Quote only the span from the first line of the entries to the line containing "from matplotlib.ticker import", both ends kept. Leave every picture out.
----- DATA IN THIS EXERCISE
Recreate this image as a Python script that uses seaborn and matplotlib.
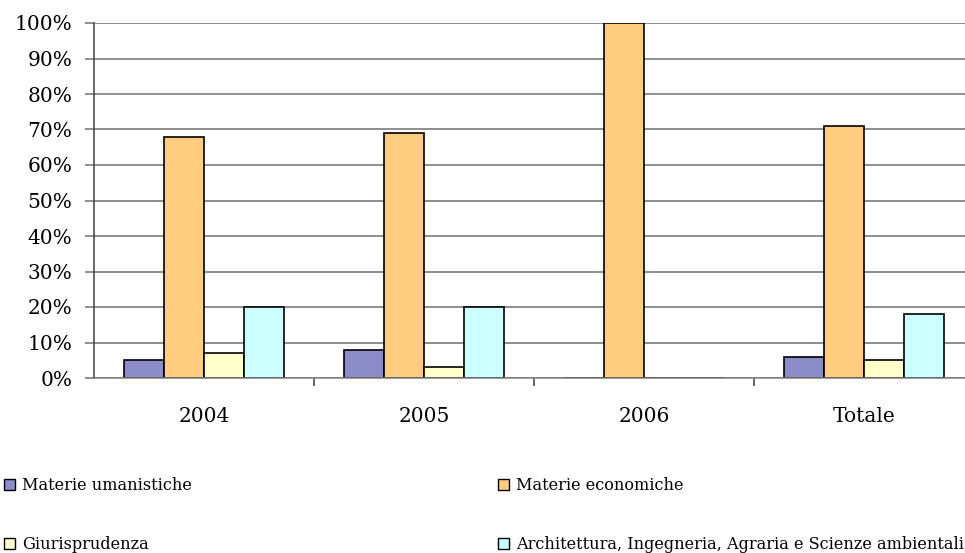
import matplotlib
matplotlib.use("Agg")
import matplotlib.pyplot as plt
import seaborn as sns
import pandas as pd
from matplotlib.ticker import FuncFormatter, FixedLocator

anni = ["2004", "2005", "2006", "Totale"]
materie = ["Materie umanistiche", "Materie economiche", "Giurisprudenza",
           "Architettura, Ingegneria, Agraria e Scienze ambientali"]
umanistiche = [5, 8, 0, 6]
economiche = [68, 69, 100, 71]
giurisprudenza = [7, 3, 0, 5]
architettura = [20, 20, 0, 18]
colori = ["#8c8cc8", "#ffcc80", "#ffffcc", "#ccffff"]

serie = [umanistiche, economiche, giurisprudenza, architettura]
rows = []
for m, vals in zip(materie, serie):
    for a, v in zip(anni, vals):
        rows.append({"anno": a, "materia": m, "valore": v})
df = pd.DataFrame(rows)

sns.set_style("white")
plt.rcParams["font.family"] = ["DejaVu Serif"]
plt.rcParams["text.color"] = "black"
plt.rcParams["xtick.color"] = "black"
plt.rcParams["ytick.color"] = "black"

fig = plt.figure(figsize=(9.65, 5.53), dpi=100)
ax = fig.add_axes([94/965, 1-378/553, 880/965, (378-23)/553])

sns.barplot(data=df, x="anno", y="valore", hue="materia", hue_order=materie,
            order=anni, palette=colori, width=0.73, edgecolor="black",
            linewidth=1.2, saturation=1, ax=ax)

ax.set_ylim(0, 100)
ax.set_xlim(-0.5, 3.5)
ax.set_yticks(range(0, 101, 10))
ax.yaxis.set_major_formatter(FuncFormatter(lambda v, p: f"{int(v)}%"))
ax.grid(axis="y", color="#707070", linewidth=1.1)
ax.set_axisbelow(True)
ax.set_xlabel("")
ax.set_ylabel("")
for s in ["top", "right"]:
    ax.spines[s].set_visible(False)
ax.spines["left"].set_color("#404040")
ax.spines["left"].set_linewidth(1.1)
ax.spines["bottom"].set_color("#808080")
ax.spines["bottom"].set_linewidth(1.1)

ax.tick_params(axis="y", which="major", length=6.5, width=1.1, color="#707070",
               pad=9, labelsize=14.5, left=True, labelcolor="black")
ax.tick_params(axis="x", which="major", length=0, pad=21, labelsize=14.5,
               bottom=True, labelcolor="black")
ax.xaxis.set_minor_locator(FixedLocator([0.5, 1.5, 2.5]))
ax.tick_params(axis="x", which="minor", length=6, width=1.1, color="#404040", bottom=True)

handles, labels = ax.get_legend_handles_labels()
ax.get_legend().remove()

common = dict(loc="upper left", frameon=False, fontsize=11.6, handlelength=0.7,
              handleheight=0.7, handletextpad=0.4, labelspacing=2.6,
              borderpad=0, borderaxespad=0)
leg1 = fig.legend([handles[0], handles[2]], [labels[0], labels[2]],
                  bbox_to_anchor=(4/965, 1-477/553), **common)
leg2 = fig.legend([handles[1], handles[3]], [labels[1], labels[3]],
                  bbox_to_anchor=(498/965, 1-477/553), **common)
for lg in (leg1, leg2):
    for h in lg.legend_handles:
        h.set_edgecolor("black")
        h.set_linewidth(1.0)
    for t in lg.get_texts():
        t.set_color("black")

fig.savefig("out.png", dpi=100)
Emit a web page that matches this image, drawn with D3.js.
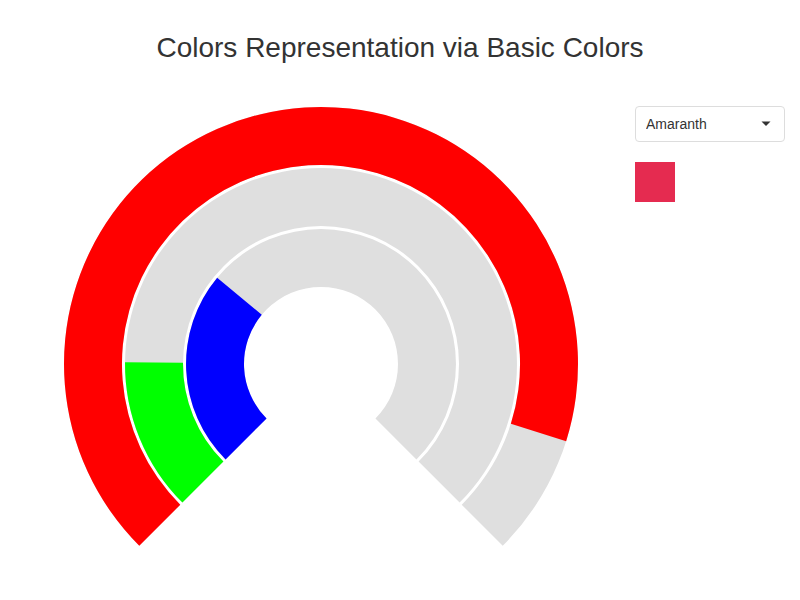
<!DOCTYPE html>
<html>
<head>
<meta charset="utf-8">
<script src="https://d3js.org/d3.v7.min.js"></script>
<style>
    body { margin: 0; background: #fff; font-family: "Liberation Sans", Arial, sans-serif; }
    #wrap { position: relative; width: 800px; height: 600px; }
    #color_select {
        position: absolute; left: 635px; top: 106px; width: 150px; height: 36px;
        box-sizing: border-box; border: 1px solid #ddd; border-radius: 4px;
        padding: 0 10px; font-size: 14px; color: #333; background: #fff;
        font-family: "Liberation Sans", Arial, sans-serif;
        -webkit-appearance: none; appearance: none; outline: none;
    }
    #caret { position: absolute; left: 761px; top: 121px; pointer-events: none; }
</style>
</head>
<body>
<div id="wrap">
    <svg id="chart" width="800" height="600"></svg>
    <select id="color_select"></select>
    <svg id="caret" width="10" height="6"><path d="M0.5,0.5 L9.5,0.5 L5,5 Z" fill="#333"></path></svg>
</div>
<script>
// Named colours offered by the dropdown and their RGB parts
const colorNames = ["Amaranth", "Azure", "Chartreuse", "Coral", "Teal"];
const colorHex = ["#e52b50", "#007fff", "#7fff00", "#ff7f50", "#008080"];

// Channels, drawn from the inner ring outwards
const channels = ["B", "G", "R"];
const channelFill = ["#0000ff", "#00ff00", "#ff0000"];

const width = 800, height = 600;
const cx = 321, cy = 364;

const svg = d3.select("#chart");

svg.append("text")
    .attr("x", width / 2)
    .attr("y", 57)
    .attr("text-anchor", "middle")
    .attr("font-size", 28)
    .attr("fill", "#333")
    .text("Colors Representation via Basic Colors");

const g = svg.append("g").attr("transform", `translate(${cx},${cy})`);

const angle = d3.scaleLinear()
    .domain([0, 255])
    .range([-3 * Math.PI / 4, 3 * Math.PI / 4]);

const radius = d3.scaleBand()
    .domain(channels)
    .range([77, 257])
    .paddingInner(0.05);

const arc = d3.arc()
    .innerRadius(d => radius(d.channel))
    .outerRadius(d => radius(d.channel) + radius.bandwidth())
    .startAngle(angle(0))
    .endAngle(d => angle(d.value));

const swatch = svg.append("rect")
    .attr("x", 635).attr("y", 162)
    .attr("width", 40).attr("height", 40);

// background tracks
g.selectAll(".track").data(channels).enter().append("path")
    .attr("class", "track")
    .attr("fill", "#dfdfdf")
    .attr("d", c => arc({ channel: c, value: 255 }));

const bars = g.selectAll(".bar").data(channels).enter().append("path")
    .attr("class", "bar")
    .attr("fill", (c, i) => channelFill[i]);

function draw(hex) {
    const rgb = d3.rgb(hex);
    const values = { R: rgb.r, G: rgb.g, B: rgb.b };
    bars.attr("d", c => arc({ channel: c, value: values[c] }));
    swatch.attr("fill", hex);
}

const select = d3.select("#color_select")
    .on("change", function () {
        draw(colorHex[this.selectedIndex]);
    });

select.selectAll("option").data(colorNames).enter().append("option")
    .attr("value", d => d)
    .text(d => d);

draw(colorHex[0]);
</script>
</body>
</html>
----------
▸ **THE SOLUTION**
Recreate this image as a Python script that uses seaborn and matplotlib.
import matplotlib
matplotlib.use("Agg")
import matplotlib.pyplot as plt
import seaborn as sns
import pandas as pd
from matplotlib.ticker import FuncFormatter, FixedLocator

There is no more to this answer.